The Burning World (novel)
Cover of first edition (paperback) | |
| Author | J. G. Ballard |
|---|---|
| Cover artist | Richard M. Powers |
| Language | English |
| Series | Catastrophe trilogy (with The Drowned World and The Crystal World) |
| Genre | Science fiction |
| Publisher | Berkley Books |
Publication date | 1964 |
| Publication place | United States |
| Media type | Print (paperback) |
| Pages | 160 |
| OCLC | 2235876 |
The Burning World is a 1964 science fiction novel by British writer J. G. Ballard. An expanded version, retitled The Drought, was published in 1965 by Jonathan Cape.
The novel depicts a global, human-caused drought in which industrial waste forms a thin film on the oceans, impeding evaporation and disrupting the water cycle, and follows Dr Charles Ransom as social order fragments and displaced communities reorganize around scarcity.

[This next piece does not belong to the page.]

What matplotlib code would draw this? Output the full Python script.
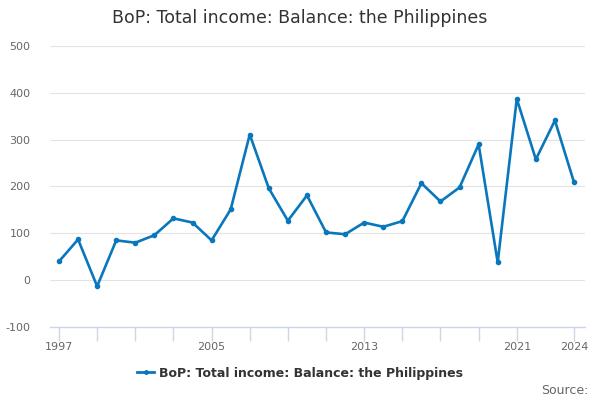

Critics and reference sources often discuss the book within Ballard's early catastrophe fiction and his 1960s "climate novels," emphasizing its focus on psychological disturbance, altered perception, and social isolation under environmental pressure.
Reception has described the novel in visionary or hallucinatory terms, while also noting that Ballard's catastrophe novels divided opinion.